Data shown:
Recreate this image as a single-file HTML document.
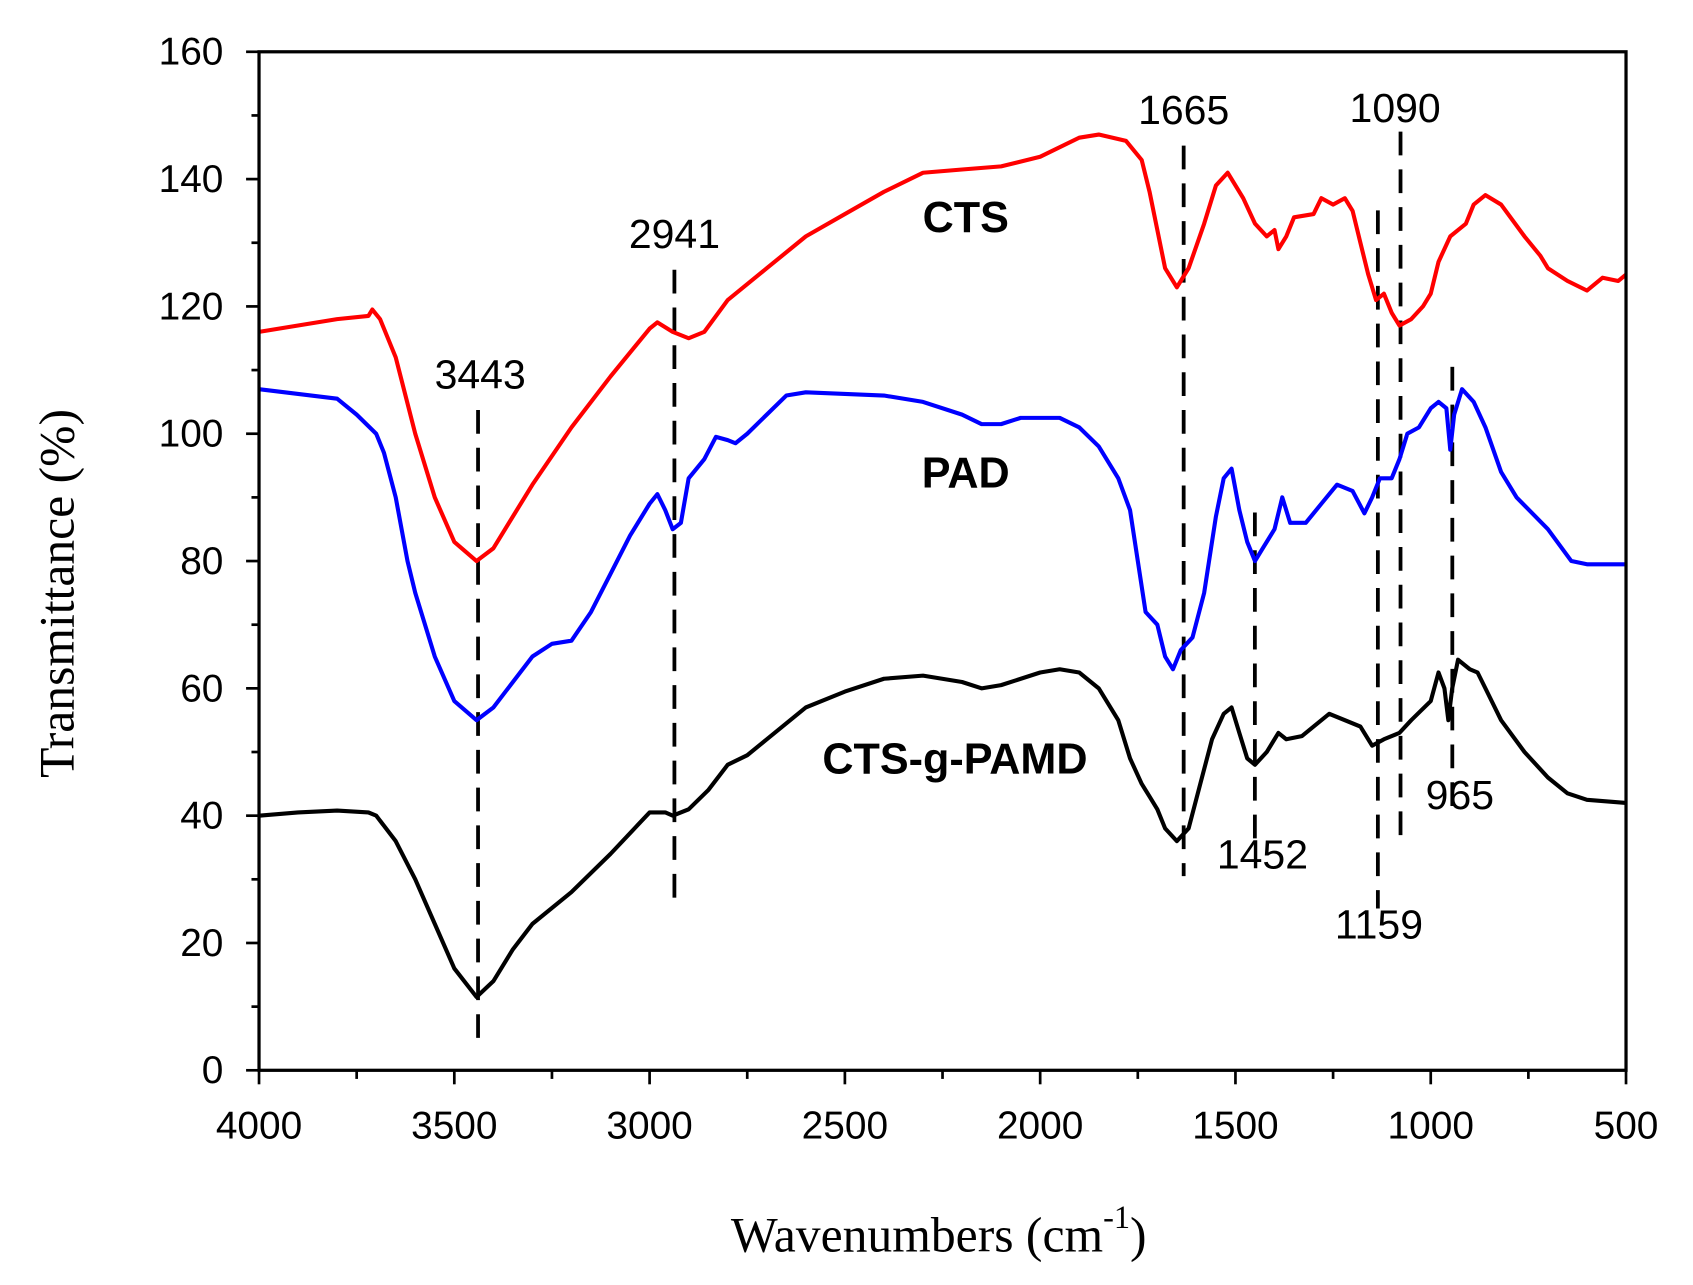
<!DOCTYPE html>
<html><head><meta charset="utf-8"><style>html,body{margin:0;padding:0;background:#fff;overflow:hidden}</style></head>
<body>
<svg id="s" xmlns="http://www.w3.org/2000/svg" width="1693" height="1285" viewBox="0 0 1569 1191" style="display:block">
<rect x="0" y="0" width="1569" height="1191" fill="#fff"/>
<g id="ticks" stroke="#000" stroke-width="2.5"></g>
<g stroke="#000" stroke-width="3.5" stroke-dasharray="22,13" fill="none">
<line x1="443" y1="380" x2="443" y2="972"/>
<line x1="625" y1="250" x2="625" y2="842"/>
<line x1="1097" y1="135" x2="1097" y2="812"/>
<line x1="1298" y1="122" x2="1298" y2="780"/>
<line x1="1163" y1="475" x2="1163" y2="790"/>
<line x1="1277" y1="195" x2="1277" y2="842"/>
<line x1="1346" y1="340" x2="1346" y2="760"/>
</g>
<g id="curves" fill="none" stroke-width="3.8" stroke-linejoin="round"></g>
<rect x="240" y="48" width="1267" height="944" fill="none" stroke="#000" stroke-width="3"/>
<g font-family="Liberation Sans, Arial, sans-serif" font-size="38" fill="#000" text-anchor="middle">
<text x="445" y="360">3443</text>
<text x="625" y="230">2941</text>
<text x="1097" y="115">1665</text>
<text x="1293" y="113">1090</text>
<text x="1170" y="805">1452</text>
<text x="1278" y="870">1159</text>
<text x="1353" y="750">965</text>
<g font-weight="bold" font-size="40">
<text x="895" y="215">CTS</text>
<text x="895" y="452">PAD</text>
<text x="885" y="717">CTS-g-PAMD</text>
</g>
</g>
<g id="labels" font-family="Liberation Sans, Arial, sans-serif" font-size="36" fill="#000"></g>
<text x="0" y="0" transform="translate(68,550) rotate(-90)" font-family="Liberation Serif, serif" font-size="46" text-anchor="middle">Transmittance (%)</text>
<text x="870" y="1160" font-family="Liberation Serif, serif" font-size="46" text-anchor="middle">Wavenumbers (cm<tspan dy="-22" font-size="30">-1</tspan><tspan dy="22">)</tspan></text>
</svg>
<script>
var X=function(w){return 240+(4000-w)*1267/3500},Y=function(v){return 992-v*5.9};
var NS="http://www.w3.org/2000/svg";
function el(p,n,a,t){var e=document.createElementNS(NS,n);for(var k in a)e.setAttribute(k,a[k]);if(t!=null)e.textContent=t;p.appendChild(e);}
var tk=document.getElementById('ticks'),lb=document.getElementById('labels');
for(var v=0;v<=160;v+=10){var y=Y(v);el(tk,'line',{x1:240,x2:v%20?233:228,y1:y,y2:y});if(v%20==0)el(lb,'text',{x:207,y:y+12,'text-anchor':'end'},v);}
for(var w=4000;w>=500;w-=250){var x=X(w);el(tk,'line',{x1:x,x2:x,y1:992,y2:w%500?1000:1005});if(w%500==0)el(lb,'text',{x:x,y:1055,'text-anchor':'middle'},w);}
var red=[4000,116,3800,118,3720,118.5,3710,119.5,3690,118,3650,112,3600,100,3550,90,3500,83,3443,80,3400,82,3300,92,3200,101,3100,109,3000,116.5,2980,117.5,2941,116,2900,115,2860,116,2800,121,2700,126,2600,131,2500,134.5,2400,138,2300,141,2200,141.5,2100,142,2000,143.5,1900,146.5,1850,147,1780,146,1740,143,1720,138,1700,132,1680,126,1650,123,1620,126,1580,133,1550,139,1520,141,1480,137,1450,133,1420,131,1400,132,1390,129,1370,131,1350,134,1300,134.5,1280,137,1250,136,1220,137,1200,135,1180,130,1160,125,1140,121,1120,122,1100,119,1080,117,1050,118,1020,120,1000,122,980,127,950,131,930,132,910,133,890,136,860,137.5,820,136,760,131,720,128,700,126,650,124,600,122.5,560,124.5,520,124,500,125];
var blue=[4000,107,3800,105.5,3750,103,3700,100,3680,97,3650,90,3620,80,3600,75,3550,65,3500,58,3443,55,3400,57,3350,61,3300,65,3250,67,3200,67.5,3150,72,3100,78,3050,84,3000,89,2980,90.5,2960,88,2941,85,2920,86,2900,93,2860,96,2830,99.5,2800,99,2780,98.5,2750,100,2700,103,2650,106,2600,106.5,2400,106,2300,105,2200,103,2150,101.5,2100,101.5,2050,102.5,2000,102.5,1950,102.5,1900,101,1850,98,1800,93,1770,88,1750,80,1730,72,1700,70,1680,65,1660,63,1640,66,1610,68,1580,75,1550,87,1530,93,1510,94.5,1490,88,1470,83,1450,80,1430,82,1400,85,1380,90,1360,86,1320,86,1280,89,1240,92,1200,91,1170,87.5,1150,90,1130,93,1100,93,1080,96,1060,100,1030,101,1000,104,980,105,960,104,950,97.5,940,103,920,107,890,105,860,101,820,94,780,90,700,85,640,80,600,79.5,500,79.5];
var blk=[4000,40,3900,40.5,3800,40.8,3720,40.5,3700,40,3650,36,3600,30,3550,23,3500,16,3443,11.5,3400,14,3350,19,3300,23,3200,28,3100,34,3000,40.5,2960,40.5,2941,40,2900,41,2850,44,2800,48,2750,49.5,2700,52,2600,57,2500,59.5,2400,61.5,2300,62,2200,61,2150,60,2100,60.5,2000,62.5,1950,63,1900,62.5,1850,60,1800,55,1770,49,1740,45,1720,43,1700,41,1680,38,1650,36,1620,38,1590,45,1560,52,1530,56,1510,57,1490,53,1470,49,1450,48,1420,50,1390,53,1370,52,1330,52.5,1300,54,1260,56,1220,55,1180,54,1150,51,1120,52,1080,53,1050,55,1000,58,980,62.5,965,60,955,55,945,60,930,64.5,900,63,880,62.5,860,60,820,55,760,50,700,46,650,43.5,600,42.5,500,42];
var cv=document.getElementById('curves');
[[red,'#f00'],[blue,'#00f'],[blk,'#000']].forEach(function(c){var d=c[0],p=[];for(var i=0;i<d.length;i+=2)p.push(X(d[i]).toFixed(1)+','+Y(d[i+1]).toFixed(1));el(cv,'polyline',{points:p.join(' '),stroke:c[1]});});
</script>
</body></html>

What is asked:
Each line of the data is to be duplicated exactly; pictures stay out of the copy.

Output below:
Recreate this image as a single-file HTML document.
<!DOCTYPE html>
<html><head><meta charset="utf-8"><style>html,body{margin:0;padding:0;background:#fff;overflow:hidden}</style></head>
<body>
<svg id="s" xmlns="http://www.w3.org/2000/svg" width="1693" height="1285" viewBox="0 0 1569 1191" style="display:block">
<rect x="0" y="0" width="1569" height="1191" fill="#fff"/>
<g id="ticks" stroke="#000" stroke-width="2.5"></g>
<g stroke="#000" stroke-width="3.5" stroke-dasharray="22,13" fill="none">
<line x1="443" y1="380" x2="443" y2="972"/>
<line x1="625" y1="250" x2="625" y2="842"/>
<line x1="1097" y1="135" x2="1097" y2="812"/>
<line x1="1298" y1="122" x2="1298" y2="780"/>
<line x1="1163" y1="475" x2="1163" y2="790"/>
<line x1="1277" y1="195" x2="1277" y2="842"/>
<line x1="1346" y1="340" x2="1346" y2="760"/>
</g>
<g id="curves" fill="none" stroke-width="3.8" stroke-linejoin="round"></g>
<rect x="240" y="48" width="1267" height="944" fill="none" stroke="#000" stroke-width="3"/>
<g font-family="Liberation Sans, Arial, sans-serif" font-size="38" fill="#000" text-anchor="middle">
<text x="445" y="360">3443</text>
<text x="625" y="230">2941</text>
<text x="1097" y="115">1665</text>
<text x="1293" y="113">1090</text>
<text x="1170" y="805">1452</text>
<text x="1278" y="870">1159</text>
<text x="1353" y="750">965</text>
<g font-weight="bold" font-size="40">
<text x="895" y="215">CTS</text>
<text x="895" y="452">PAD</text>
<text x="885" y="717">CTS-g-PAMD</text>
</g>
</g>
<g id="labels" font-family="Liberation Sans, Arial, sans-serif" font-size="36" fill="#000"></g>
<text x="0" y="0" transform="translate(68,550) rotate(-90)" font-family="Liberation Serif, serif" font-size="46" text-anchor="middle">Transmittance (%)</text>
<text x="870" y="1160" font-family="Liberation Serif, serif" font-size="46" text-anchor="middle">Wavenumbers (cm<tspan dy="-22" font-size="30">-1</tspan><tspan dy="22">)</tspan></text>
</svg>
<script>
var X=function(w){return 240+(4000-w)*1267/3500},Y=function(v){return 992-v*5.9};
var NS="http://www.w3.org/2000/svg";
function el(p,n,a,t){var e=document.createElementNS(NS,n);for(var k in a)e.setAttribute(k,a[k]);if(t!=null)e.textContent=t;p.appendChild(e);}
var tk=document.getElementById('ticks'),lb=document.getElementById('labels');
for(var v=0;v<=160;v+=10){var y=Y(v);el(tk,'line',{x1:240,x2:v%20?233:228,y1:y,y2:y});if(v%20==0)el(lb,'text',{x:207,y:y+12,'text-anchor':'end'},v);}
for(var w=4000;w>=500;w-=250){var x=X(w);el(tk,'line',{x1:x,x2:x,y1:992,y2:w%500?1000:1005});if(w%500==0)el(lb,'text',{x:x,y:1055,'text-anchor':'middle'},w);}
var red=[4000,116,3800,118,3720,118.5,3710,119.5,3690,118,3650,112,3600,100,3550,90,3500,83,3443,80,3400,82,3300,92,3200,101,3100,109,3000,116.5,2980,117.5,2941,116,2900,115,2860,116,2800,121,2700,126,2600,131,2500,134.5,2400,138,2300,141,2200,141.5,2100,142,2000,143.5,1900,146.5,1850,147,1780,146,1740,143,1720,138,1700,132,1680,126,1650,123,1620,126,1580,133,1550,139,1520,141,1480,137,1450,133,1420,131,1400,132,1390,129,1370,131,1350,134,1300,134.5,1280,137,1250,136,1220,137,1200,135,1180,130,1160,125,1140,121,1120,122,1100,119,1080,117,1050,118,1020,120,1000,122,980,127,950,131,930,132,910,133,890,136,860,137.5,820,136,760,131,720,128,700,126,650,124,600,122.5,560,124.5,520,124,500,125];
var blue=[4000,107,3800,105.5,3750,103,3700,100,3680,97,3650,90,3620,80,3600,75,3550,65,3500,58,3443,55,3400,57,3350,61,3300,65,3250,67,3200,67.5,3150,72,3100,78,3050,84,3000,89,2980,90.5,2960,88,2941,85,2920,86,2900,93,2860,96,2830,99.5,2800,99,2780,98.5,2750,100,2700,103,2650,106,2600,106.5,2400,106,2300,105,2200,103,2150,101.5,2100,101.5,2050,102.5,2000,102.5,1950,102.5,1900,101,1850,98,1800,93,1770,88,1750,80,1730,72,1700,70,1680,65,1660,63,1640,66,1610,68,1580,75,1550,87,1530,93,1510,94.5,1490,88,1470,83,1450,80,1430,82,1400,85,1380,90,1360,86,1320,86,1280,89,1240,92,1200,91,1170,87.5,1150,90,1130,93,1100,93,1080,96,1060,100,1030,101,1000,104,980,105,960,104,950,97.5,940,103,920,107,890,105,860,101,820,94,780,90,700,85,640,80,600,79.5,500,79.5];
var blk=[4000,40,3900,40.5,3800,40.8,3720,40.5,3700,40,3650,36,3600,30,3550,23,3500,16,3443,11.5,3400,14,3350,19,3300,23,3200,28,3100,34,3000,40.5,2960,40.5,2941,40,2900,41,2850,44,2800,48,2750,49.5,2700,52,2600,57,2500,59.5,2400,61.5,2300,62,2200,61,2150,60,2100,60.5,2000,62.5,1950,63,1900,62.5,1850,60,1800,55,1770,49,1740,45,1720,43,1700,41,1680,38,1650,36,1620,38,1590,45,1560,52,1530,56,1510,57,1490,53,1470,49,1450,48,1420,50,1390,53,1370,52,1330,52.5,1300,54,1260,56,1220,55,1180,54,1150,51,1120,52,1080,53,1050,55,1000,58,980,62.5,965,60,955,55,945,60,930,64.5,900,63,880,62.5,860,60,820,55,760,50,700,46,650,43.5,600,42.5,500,42];
var cv=document.getElementById('curves');
[[red,'#f00'],[blue,'#00f'],[blk,'#000']].forEach(function(c){var d=c[0],p=[];for(var i=0;i<d.length;i+=2)p.push(X(d[i]).toFixed(1)+','+Y(d[i+1]).toFixed(1));el(cv,'polyline',{points:p.join(' '),stroke:c[1]});});
</script>
</body></html>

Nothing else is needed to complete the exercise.